Optimal storage conditions during transportation, storage, and sale are crucial to ensuring that food products meet the quality demands of retail and consumers. Physical damage or imperfections in the surface of soft textured fruits such as berries can make them more vulnerable to fungal growth, causing food safety issues, food waste, and economic loss for companies.
The need to develop soft and reliable fruit packaging materials and technologies that can reduce the damage caused during transit and ensure the quality and shelf-life of soft-bodied fruits is urgent. Ideally, these materials should be economically viable, non-toxic, safe, have good mechanical and physical properties, and enhanced energy dissipation performance.
In the study, the strategy used by the authors involves hydrogels- a well-documented soft advanced material that has been employed in numerous industries. These physically or chemically cross-linked polymer networks are highly absorbent yet maintain their well-defined structure. Hydrogels’ advantageous properties include viscoelasticity, poroelasticity, self-healing, and controllable environmental reactions such as shock absorption and temperature responses.
“The hydrogels in the research were prepared from calcium ion cross-linked alginate networks and soy protein isolates. The isolates produced foams with stable pore properties, which then underwent gelation to fabricate functional hydrogels.
“Mechanical properties were evaluated, along with categorization of the hydrogel’s energy dissipation rate as a function of loading rate and deformation. Cyclic tests were employed to detect energy dissipation rates and modulus. To assess the suitability of the prepared hydrogel, it was used as packaging for strawberries and tested in transportation and free-fall simulations”.
The experiments demonstrated that the novel porous hydrogel provided superior protection for soft-bodied fruits. Strawberries packaged in this material suffered less damage and retained higher sensory values than strawberries packaged in commercially available materials.

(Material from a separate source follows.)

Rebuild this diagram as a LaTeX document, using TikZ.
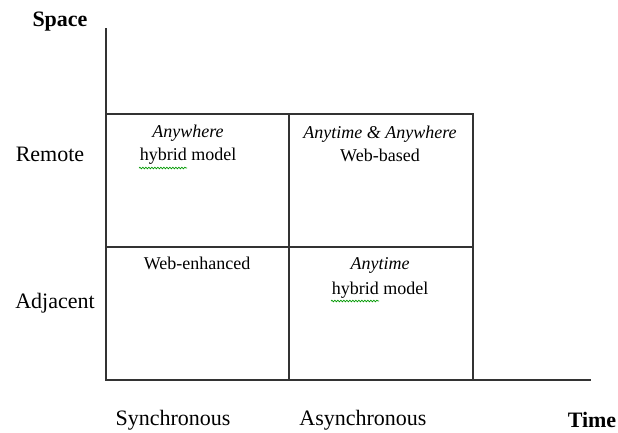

An additional finding was that the porous hydrogel helps to maintain the low temperatures required for safe transportation and storage of soft-bodied fruits due to its thermal insulating properties.
Other benefits highlighted in the study include the environmental friendliness of the raw materials used in hydrogel preparation, biodegradability, cost-effectiveness, non-toxicity, and the edible nature of the packaging material. In regard to shock-absorbing capabilities, the porous hydrogel dissipated between seventy and seventy-eight percent of the impact energy.
The researchers claim that potential future uses of their novel porous hydrogel can include improved transportation of live organs for the biomedicine and healthcare sectors.